For his first solo museum exhibition at the Whitney Museum of American Art in New York City from May 27 to October 2, 2005, Violette erected a recreation of a burned-out church on a black stage. The work was inspired by an image from the cover of black metal band Burzum's Aske EP (1993). It was further influenced by real-life events within the Norwegian black metal scene, such as a series of arson attacks on churches as well as violence including murders.

For Steven Parrino / FTW (Dark Matter), 2006, oil enamel on canvas, 59 x 134 inches (149.86 x 340.36 cm)

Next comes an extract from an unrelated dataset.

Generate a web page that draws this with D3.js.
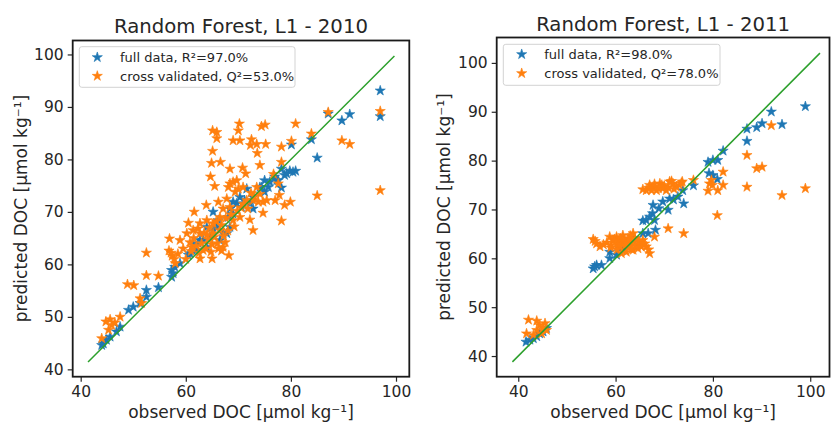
<!DOCTYPE html>
<html>
<head>
<meta charset="utf-8">
<script src="https://cdn.jsdelivr.net/npm/d3@7"></script>
<style>
  body { margin: 0; background: #fff; }
  svg { display: block; }
  text { font-family: "DejaVu Sans", sans-serif; fill: #262626; }
</style>
</head>
<body>
<svg id="chart" width="831" height="423"></svg>
<script>
// ---- Data ----
const titles = ["Random Forest, L1 - 2010", "Random Forest, L1 - 2011"];
const xLabel = "observed DOC [μmol kg⁻¹]";
const yLabel = "predicted DOC [μmol kg⁻¹]";
const tickValues = [40, 60, 80, 100];
const yTickValues = [40, 50, 60, 70, 80, 90, 100];
const legendFull = ["full data, R²=97.0%", "full data, R²=98.0%"];
const legendCv = ["cross validated, Q²=53.0%", "cross validated, Q²=78.0%"];

// 2010 – full data
const full2010 = [
  [97.0,93.1],[97.0,88.2],[91.2,88.6],[89.7,87.4],[87.1,88.7],[85.0,80.3],[83.9,83.8],[80.1,82.8],
  [80.9,77.8],[79.8,77.8],[78.8,77.0],[78.2,78.2],[78.2,74.6],[77.3,76.0],[76.0,75.7],[75.0,76.0],
  [75.0,73.8],[74.1,74.7],[72.8,70.6],[71.6,74.4],[70.3,72.8],[69.7,71.6],[69.0,71.9],[68.4,70.6],
  [68.1,69.0],[67.1,65.9],[66.2,68.4],[65.2,70.0],[65.2,66.5],[64.0,67.1],[62.7,64.6],[61.4,63.7],
  [60.5,61.8],[58.9,60.2],[57.9,59.5],[57.3,58.9],[57.3,57.6],[57.6,58.3],[54.8,55.6],[52.5,55.1],
  [52.5,53.8],[51.3,52.6],[50.0,51.9],[49.1,51.3],[47.5,48.1],[46.8,47.2],[45.6,46.2],[44.9,45.6],
  [44.0,44.6],[44.3,44.9],[72.8,72.8],[72.2,71.6],[71.2,72.2],[70.6,70.9],[68.4,67.1],[67.8,65.9],
  [66.5,64.6],[64.6,65.2],[63.3,64.6],[62.1,62.7],[60.8,62.1],[62.4,64.0],[64.0,63.3],[65.9,67.1],
  [69.0,69.6],[74.4,74.7],[75.7,74.7],[76.9,76.7],[77.6,76.0],[79.2,77.3],[80.4,77.6]
];
// 2010 – cross validated
const cv2010 = [
  [97.0,89.2],[97.0,74.1],[91.2,82.9],[89.7,83.6],[87.1,89.0],[85.0,73.1],[83.9,84.9],[80.9,86.8],
  [80.1,83.5],[79.9,71.9],[78.8,71.3],[78.2,82.4],[78.2,79.5],[78.2,68.3],[77.8,73.2],[77.6,75.4],
  [77.0,72.2],[76.7,77.2],[75.2,82.9],[75.1,86.6],[74.4,86.3],[74.7,69.8],[74.1,78.9],[73.6,81.2],
  [73.5,82.9],[72.5,83.8],[72.3,82.7],[72.8,66.5],[72.2,68.5],[71.4,77.3],[70.8,78.4],[70.3,83.6],
  [70.2,86.8],[70.0,85.5],[69.0,83.6],[68.4,78.2],[68.4,75.4],[69.0,75.7],[69.7,76.0],[70.0,74.4],
  [66.6,79.5],[65.9,85.2],[65.1,85.5],[65.9,84.0],[65.1,81.6],[64.9,79.3],[64.7,76.7],[65.5,74.9],
  [68.1,74.7],[67.8,72.5],[66.2,71.9],[63.9,71.3],[61.6,70.0],[60.5,67.9],[58.9,64.6],[56.9,64.9],
  [56.8,62.6],[57.4,61.6],[58.0,60.2],[62.7,61.1],[65.0,61.1],[66.2,63.0],[68.2,61.7],[67.1,63.3],
  [63.3,62.7],[61.1,63.3],[60.2,65.9],[61.4,66.5],[62.7,67.8],[64.0,68.4],[65.2,67.8],[66.5,69.0],
  [62.7,65.9],[64.0,65.6],[65.2,65.9],[66.5,66.5],[69.0,68.4],[70.3,69.0],[71.6,72.2],[72.8,72.2],
  [73.8,71.9],[74.7,71.9],[75.4,72.2],[74.1,73.4],[73.5,74.7],[70.9,74.7],[69.4,73.8],[67.1,70.6],
  [68.4,70.9],[52.5,62.2],[54.8,57.8],[52.5,57.9],[50.1,56.0],[48.9,56.2],[51.3,53.5],[51.6,52.6],
  [47.5,50.0],[46.5,48.9],[45.6,49.5],[44.8,49.1],[45.3,47.5],[44.0,45.9],[45.9,48.4],
  [60.8,64.2],[61.5,65.0],[62.0,63.5],[62.3,66.8],[63.0,64.0],[63.5,66.0],[63.8,63.0],[64.3,64.8],
  [64.5,66.9],[65.0,63.8],[65.4,65.2],[65.8,68.2],[66.0,64.0],[66.8,67.5],[67.2,65.4],[67.6,68.8],
  [68.0,66.4],[68.6,69.5],[69.2,67.2],[69.8,70.2],[70.5,70.8],[71.0,71.5],[71.8,70.6],[72.4,73.6],
  [73.0,73.0],[61.0,62.5],[62.5,62.2],[64.8,62.4],[66.8,62.6],[67.5,64.2],[59.5,63.0],[60.0,61.0],
  [58.5,62.0],[57.2,62.2],[57.8,61.0]
];
// 2011 – full data
const full2011 = [
  [99.0,91.1],[94.2,87.4],[92.0,90.0],[90.1,87.6],[89.0,86.8],[87.0,86.5],[87.0,84.0],[82.1,82.0],
  [81.0,80.1],[80.0,80.1],[79.0,79.7],[79.2,77.4],[80.0,77.0],[80.9,76.2],[76.0,74.9],[74.0,71.2],
  [73.8,73.9],[72.8,72.6],[71.9,72.0],[71.1,72.2],[70.8,69.9],[69.7,71.6],[68.9,70.2],[67.7,70.9],
  [67.6,69.2],[67.0,68.5],[66.3,67.8],[65.6,67.7],[68.0,67.8],[68.2,65.8],[66.7,65.1],[65.6,65.1],
  [63.9,64.1],[61.5,61.7],[60.2,60.7],[58.8,61.3],[58.8,60.0],[57.1,58.6],[56.1,58.6],[55.4,57.9],
  [55.7,58.3],[60.9,62.0],[62.2,62.7],[63.6,63.7],[45.8,45.7],[45.1,45.0],[43.8,44.0],[42.4,43.3],
  [41.6,42.9],[43.1,43.6],[44.4,44.6]
];
// 2011 – cross validated
const cv2011 = [
  [99.0,74.3],[94.2,72.9],[92.0,87.2],[90.1,78.7],[89.0,78.4],[87.0,81.1],[87.0,74.6],[82.1,77.7],
  [82.1,75.0],[81.0,73.9],[80.9,68.8],[79.7,76.0],[79.3,75.3],[79.0,73.8],[79.9,75.0],[76.0,76.0],
  [74.0,65.1],[70.8,66.1],[73.7,75.7],[72.5,74.6],[71.1,75.7],[70.4,73.9],[69.1,75.3],[67.7,74.6],
  [66.3,73.9],[65.6,74.1],[67.0,75.0],[68.4,73.9],[69.7,74.3],[71.8,75.3],[73.1,75.0],[68.0,64.4],
  [67.0,61.0],[66.3,62.4],[65.6,63.7],[64.6,62.0],[63.6,61.7],[62.2,61.3],[60.9,62.4],[59.5,63.7],
  [58.8,64.4],[60.2,64.4],[61.5,64.7],[62.6,64.1],[63.6,63.4],[65.0,62.7],[60.9,63.4],[62.0,62.7],
  [59.1,62.7],[55.4,63.9],[56.1,63.0],[56.8,62.4],[60.2,63.0],[62.9,62.4],[63.6,65.1],[42.1,47.4],
  [41.7,44.6],[43.8,47.2],[44.4,46.3],[45.5,46.7],[45.8,45.3],[44.8,44.6],[43.8,45.3],[43.1,44.3],
  [45.1,45.7],
  [58.2,63.2],[59.0,62.2],[59.8,63.9],[60.5,62.9],[61.0,64.0],[61.8,63.6],[62.4,63.0],[63.0,64.6],
  [63.3,61.8],[64.2,62.6],[64.8,63.5],[65.3,62.4],[66.0,63.0],[66.8,61.8],[60.3,61.8],[61.2,61.0],
  [62.8,63.8],[57.5,62.8],[55.8,63.5],[64.0,64.0],
  [66.8,74.4],[67.4,73.9],[68.0,75.2],[68.8,74.3],[69.5,75.0],[70.0,74.8],[70.8,74.5],[71.5,75.8],
  [72.0,74.2],[73.5,75.4]
];
// 1:1 reference line endpoints
const refLine2010 = [41.4, 99.7];
const refLine2011 = [38.8, 102.0];
const xDomains = [[38.48, 102.53], [35.57, 103.96]];
const yDomains = [[38.6, 102.66], [35.77, 105.2]];

// ---- Layout ----
const panels = [
  { box: {l: 72.7, r: 409.3, t: 40.5, b: 376.7}, full: full2010, cv: cv2010, ref: refLine2010,
    titleY: 33, yLabX: 27, legend: {x: 79.3, y: 46.7, w: 215.7, h: 40.6, mx: 97.3, tx: 120, r1: 57.3, r2: 76} },
  { box: {l: 496.7, r: 829.5, t: 37.5, b: 376.7}, full: full2011, cv: cv2011, ref: refLine2011,
    titleY: 30.5, yLabX: 450, legend: {x: 503.3, y: 44.3, w: 216.7, h: 41, mx: 521.7, tx: 544.3, r1: 54.3, r2: 73.3} }
];
const colors = { full: "#1f77b4", cv: "#ff7f0e", line: "#2ca02c" };
const svg = d3.select("#chart");
const star = d3.symbol().type(d3.symbolStar).size(32);

panels.forEach((p, i) => {
  const b = p.box;
  const x = d3.scaleLinear().domain(xDomains[i]).range([b.l, b.r]);
  const y = d3.scaleLinear().domain(yDomains[i]).range([b.b, b.t]);
  const g = svg.append("g");

  // axes
  const xAxis = g.append("g").attr("transform", `translate(0,${b.b})`)
    .call(d3.axisBottom(x).tickValues(tickValues).tickSize(5).tickPadding(4).tickFormat(d3.format("d")));
  const yAxis = g.append("g").attr("transform", `translate(${b.l},0)`)
    .call(d3.axisLeft(y).tickValues(yTickValues).tickSize(5).tickPadding(4).tickFormat(d3.format("d")));
  [xAxis, yAxis].forEach(a => {
    a.select(".domain").remove();
    a.selectAll(".tick line").attr("stroke", "#262626").attr("stroke-width", 1.2);
    a.selectAll(".tick text").style("font-size", "15.5px").attr("fill", "#262626")
      .style("font-family", '"DejaVu Sans", sans-serif');
  });

  // points
  const drawPts = (data, col) => g.append("g").selectAll("path").data(data).enter().append("path")
    .attr("d", star)
    .attr("transform", d => `translate(${x(d[0])},${y(d[1])})`)
    .attr("fill", col).attr("stroke", col).attr("stroke-width", 0.6);
  drawPts(p.full, colors.full);
  drawPts(p.cv, colors.cv);

  // 1:1 line
  g.append("line")
    .attr("x1", x(p.ref[0])).attr("y1", y(p.ref[0]))
    .attr("x2", x(p.ref[1])).attr("y2", y(p.ref[1]))
    .attr("stroke", colors.line).attr("stroke-width", 1.5);

  // frame
  g.append("rect").attr("x", b.l).attr("y", b.t).attr("width", b.r - b.l).attr("height", b.b - b.t)
    .attr("fill", "none").attr("stroke", "#1a1a1a").attr("stroke-width", 1.8);

  // legend
  const L = p.legend;
  g.append("rect").attr("x", L.x).attr("y", L.y).attr("width", L.w).attr("height", L.h)
    .attr("rx", 2.5).attr("fill", "#fff").attr("fill-opacity", 0.85)
    .attr("stroke", "#d3d3d3").attr("stroke-width", 1);
  [[L.r1, colors.full, legendFull[i]], [L.r2, colors.cv, legendCv[i]]].forEach(([ry, col, txt]) => {
    g.append("path").attr("d", star).attr("transform", `translate(${L.mx},${ry})`)
      .attr("fill", col).attr("stroke", col).attr("stroke-width", 0.6);
    g.append("text").attr("x", L.tx).attr("y", ry).attr("dy", "0.36em")
      .style("font-size", "13px").text(txt);
  });

  // title
  g.append("text").attr("x", (b.l + b.r) / 2).attr("y", p.titleY).attr("text-anchor", "middle")
    .style("font-size", "19.7px").text(titles[i]);
  // axis labels
  g.append("text").attr("x", (b.l + b.r) / 2).attr("y", 418).attr("text-anchor", "middle")
    .style("font-size", "17px").text(xLabel);
  g.append("text").attr("transform", `translate(${p.yLabX},${(b.t + b.b) / 2}) rotate(-90)`)
    .attr("text-anchor", "middle").style("font-size", "17px").text(yLabel);
});
</script>
</body>
</html>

In 2006, Violette curated a group show titled War on 45 / My Mirrors are Painted Black (For You). The show included a painting titled For Steven Parrino / FTW (Dark Matter) produced by Violette in collaboration with Gardar Eide Einarsson and dedicated to artist Steven Parrino.

== Collaborations ==
Violette frequently uses collaboration in the development of his installations. Stephen O'Malley of Sunn O))) provided the soundtrack for Violette's 2007 double show at Team Gallery and Gladstone Gallery in New York City.

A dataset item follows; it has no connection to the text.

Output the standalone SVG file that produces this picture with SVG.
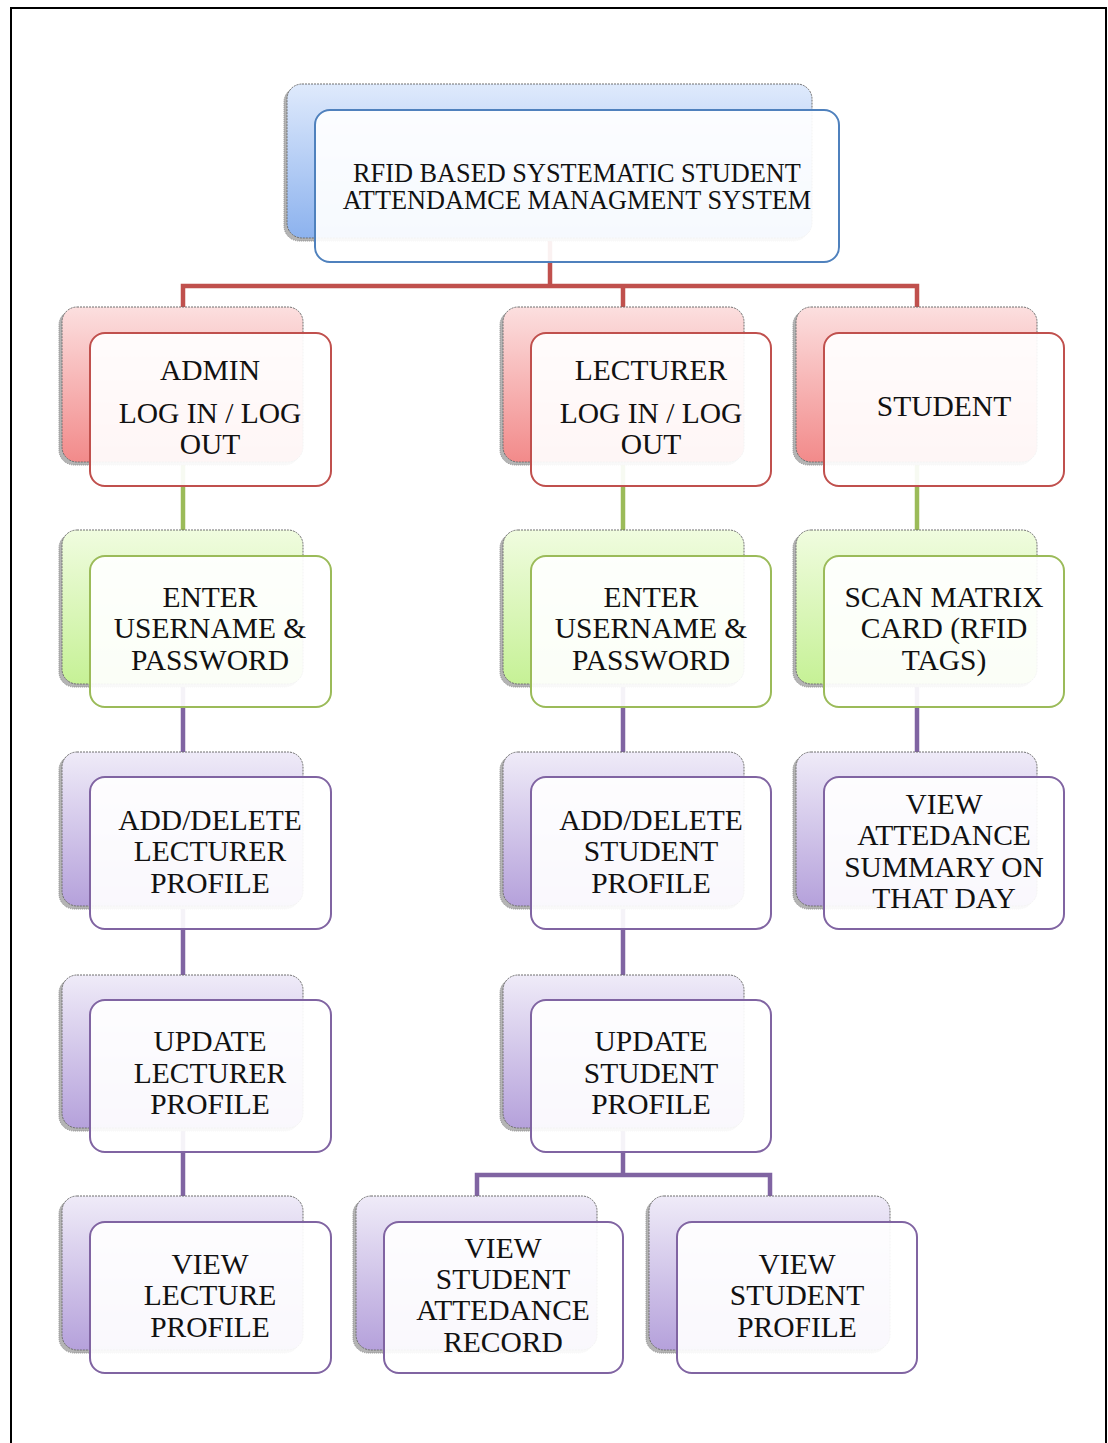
<svg xmlns="http://www.w3.org/2000/svg" width="1108" height="1443" viewBox="0 0 1108 1443">
  <defs>
    <linearGradient id="gBlue" x1="0" y1="0" x2="0" y2="1">
      <stop offset="0" stop-color="#dfeafc"/>
      <stop offset="1" stop-color="#8cb2ee"/>
    </linearGradient>
    <linearGradient id="gRed" x1="0" y1="0" x2="0" y2="1">
      <stop offset="0" stop-color="#fcdfdf"/>
      <stop offset="1" stop-color="#f28a8a"/>
    </linearGradient>
    <linearGradient id="gGreen" x1="0" y1="0" x2="0" y2="1">
      <stop offset="0" stop-color="#f0fcdf"/>
      <stop offset="1" stop-color="#c6f196"/>
    </linearGradient>
    <linearGradient id="gPurple" x1="0" y1="0" x2="0" y2="1">
      <stop offset="0" stop-color="#efebf8"/>
      <stop offset="1" stop-color="#b5a1db"/>
    </linearGradient>
    <style>
      .shadow { fill: #b4b4b4; stroke: #8a8a8a; stroke-width: 1; stroke-dasharray: 1 1; }
      .back { stroke: #6e6e6e; stroke-width: 1; stroke-dasharray: 2 1; }
      .front { fill: #ffffff; fill-opacity: 0.92; stroke-width: 2; }
      .blue .back { fill: url(#gBlue); }
      .blue .front { stroke: #4f81bd; }
      .red .back { fill: url(#gRed); }
      .red .front { stroke: #c0504d; }
      .green .back { fill: url(#gGreen); }
      .green .front { stroke: #9bbb59; }
      .purple .back { fill: url(#gPurple); }
      .purple .front { stroke: #8064a2; }
      text { font-family: "Liberation Serif", "Times New Roman", serif; font-size: 29.5px; fill: #111; text-anchor: middle; }
      .title text { font-size: 26.3px; }
      .conn { fill: none; stroke-width: 4.5; stroke-linecap: square; }
    </style>
  </defs>

  <!-- page frame -->
  <path d="M11,1443 V8 H1106 V1443" fill="none" stroke="#000" stroke-width="2"/>

  <!-- connectors -->
  <g id="connectors">
    <path class="conn" stroke="#c0504d" d="M550,238 V286 M183,286 H917 M183,286 V307 M623,286 V307 M917,286 V307"/>
    <path class="conn" stroke="#9bbb59" d="M183,462 V530 M623,462 V530 M917,462 V530"/>
    <path class="conn" stroke="#8064a2" d="M183,684 V752 M183,906 V975 M183,1128 V1196 M623,684 V752 M623,906 V975 M623,1128 V1175 M477,1175 H770 M477,1175 V1196 M770,1175 V1196 M917,684 V752"/>
  </g>

  <!-- title -->
  <g id="node-title" class="blue title">
    <rect class="shadow" x="284" y="87" width="525" height="154" rx="15"/>
    <rect class="back" x="287" y="84" width="525" height="154" rx="15"/>
    <rect class="front" x="315" y="110" width="524" height="152" rx="15"/>
    <text x="577" y="182">RFID BASED SYSTEMATIC STUDENT</text>
    <text x="577" y="209">ATTENDAMCE MANAGMENT SYSTEM</text>
  </g>

  <!-- row 1 -->
  <g id="node-admin" class="red">
    <rect class="shadow" x="59" y="310" width="241" height="155" rx="15"/>
    <rect class="back" x="62" y="307" width="241" height="155" rx="15"/>
    <rect class="front" x="90" y="333" width="241" height="153" rx="15"/>
    <text x="210" y="380">ADMIN</text>
    <text x="210" y="423">LOG IN / LOG</text>
    <text x="210" y="454">OUT</text>
  </g>
  <g id="node-lecturer" class="red">
    <rect class="shadow" x="500" y="310" width="241" height="155" rx="15"/>
    <rect class="back" x="503" y="307" width="241" height="155" rx="15"/>
    <rect class="front" x="531" y="333" width="240" height="153" rx="15"/>
    <text x="651" y="380">LECTURER</text>
    <text x="651" y="423">LOG IN / LOG</text>
    <text x="651" y="454">OUT</text>
  </g>
  <g id="node-student" class="red">
    <rect class="shadow" x="793" y="310" width="241" height="155" rx="15"/>
    <rect class="back" x="796" y="307" width="241" height="155" rx="15"/>
    <rect class="front" x="824" y="333" width="240" height="153" rx="15"/>
    <text x="944" y="416">STUDENT</text>
  </g>

  <!-- row 2 -->
  <g id="node-admin-login" class="green">
    <rect class="shadow" x="59" y="533" width="241" height="154" rx="15"/>
    <rect class="back" x="62" y="530" width="241" height="154" rx="15"/>
    <rect class="front" x="90" y="556" width="241" height="151" rx="15"/>
    <text x="210" y="607">ENTER</text>
    <text x="210" y="638">USERNAME &amp;</text>
    <text x="210" y="670">PASSWORD</text>
  </g>
  <g id="node-lecturer-login" class="green">
    <rect class="shadow" x="500" y="533" width="241" height="154" rx="15"/>
    <rect class="back" x="503" y="530" width="241" height="154" rx="15"/>
    <rect class="front" x="531" y="556" width="240" height="151" rx="15"/>
    <text x="651" y="607">ENTER</text>
    <text x="651" y="638">USERNAME &amp;</text>
    <text x="651" y="670">PASSWORD</text>
  </g>
  <g id="node-scan-card" class="green">
    <rect class="shadow" x="793" y="533" width="241" height="154" rx="15"/>
    <rect class="back" x="796" y="530" width="241" height="154" rx="15"/>
    <rect class="front" x="824" y="556" width="240" height="151" rx="15"/>
    <text x="944" y="607">SCAN MATRIX</text>
    <text x="944" y="638">CARD (RFID</text>
    <text x="944" y="670">TAGS)</text>
  </g>

  <!-- row 3 -->
  <g id="node-add-lecturer" class="purple">
    <rect class="shadow" x="59" y="755" width="241" height="154" rx="15"/>
    <rect class="back" x="62" y="752" width="241" height="154" rx="15"/>
    <rect class="front" x="90" y="777" width="241" height="152" rx="15"/>
    <text x="210" y="830">ADD/DELETE</text>
    <text x="210" y="861">LECTURER</text>
    <text x="210" y="893">PROFILE</text>
  </g>
  <g id="node-add-student" class="purple">
    <rect class="shadow" x="500" y="755" width="241" height="154" rx="15"/>
    <rect class="back" x="503" y="752" width="241" height="154" rx="15"/>
    <rect class="front" x="531" y="777" width="240" height="152" rx="15"/>
    <text x="651" y="830">ADD/DELETE</text>
    <text x="651" y="861">STUDENT</text>
    <text x="651" y="893">PROFILE</text>
  </g>
  <g id="node-attendance-summary" class="purple">
    <rect class="shadow" x="793" y="755" width="241" height="154" rx="15"/>
    <rect class="back" x="796" y="752" width="241" height="154" rx="15"/>
    <rect class="front" x="824" y="777" width="240" height="152" rx="15"/>
    <text x="944" y="814">VIEW</text>
    <text x="944" y="845">ATTEDANCE</text>
    <text x="944" y="877">SUMMARY ON</text>
    <text x="944" y="908">THAT DAY</text>
  </g>

  <!-- row 4 -->
  <g id="node-update-lecturer" class="purple">
    <rect class="shadow" x="59" y="978" width="241" height="153" rx="15"/>
    <rect class="back" x="62" y="975" width="241" height="153" rx="15"/>
    <rect class="front" x="90" y="1000" width="241" height="152" rx="15"/>
    <text x="210" y="1051">UPDATE</text>
    <text x="210" y="1083">LECTURER</text>
    <text x="210" y="1114">PROFILE</text>
  </g>
  <g id="node-update-student" class="purple">
    <rect class="shadow" x="500" y="978" width="241" height="153" rx="15"/>
    <rect class="back" x="503" y="975" width="241" height="153" rx="15"/>
    <rect class="front" x="531" y="1000" width="240" height="152" rx="15"/>
    <text x="651" y="1051">UPDATE</text>
    <text x="651" y="1083">STUDENT</text>
    <text x="651" y="1114">PROFILE</text>
  </g>

  <!-- row 5 -->
  <g id="node-view-lecture" class="purple">
    <rect class="shadow" x="59" y="1199" width="241" height="154" rx="15"/>
    <rect class="back" x="62" y="1196" width="241" height="154" rx="15"/>
    <rect class="front" x="90" y="1222" width="241" height="151" rx="15"/>
    <text x="210" y="1274">VIEW</text>
    <text x="210" y="1305">LECTURE</text>
    <text x="210" y="1337">PROFILE</text>
  </g>
  <g id="node-attendance-record" class="purple">
    <rect class="shadow" x="353" y="1199" width="241" height="154" rx="15"/>
    <rect class="back" x="356" y="1196" width="241" height="154" rx="15"/>
    <rect class="front" x="384" y="1222" width="239" height="151" rx="15"/>
    <text x="503" y="1258">VIEW</text>
    <text x="503" y="1289">STUDENT</text>
    <text x="503" y="1320">ATTEDANCE</text>
    <text x="503" y="1352">RECORD</text>
  </g>
  <g id="node-student-profile" class="purple">
    <rect class="shadow" x="646" y="1199" width="241" height="154" rx="15"/>
    <rect class="back" x="649" y="1196" width="241" height="154" rx="15"/>
    <rect class="front" x="677" y="1222" width="240" height="151" rx="15"/>
    <text x="797" y="1274">VIEW</text>
    <text x="797" y="1305">STUDENT</text>
    <text x="797" y="1337">PROFILE</text>
  </g>
</svg>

Violette collaborated with Celine under creative director Hedi Slimane for the Fall/Winter 2022 menswear collection. In 2023, he created a series of fluorescent chandelier works for the brand.

== Collections ==
Violette's work is held in the collections of the Museum of Modern Art, the Solomon R. Guggenheim Museum, the Whitney Museum of American Art, the Los Angeles County Museum of Art, the Centre Pompidou, the Musée d’Art Moderne et Contemporain in Geneva, and the Migros Museum für Gegenwartskunst in Zurich.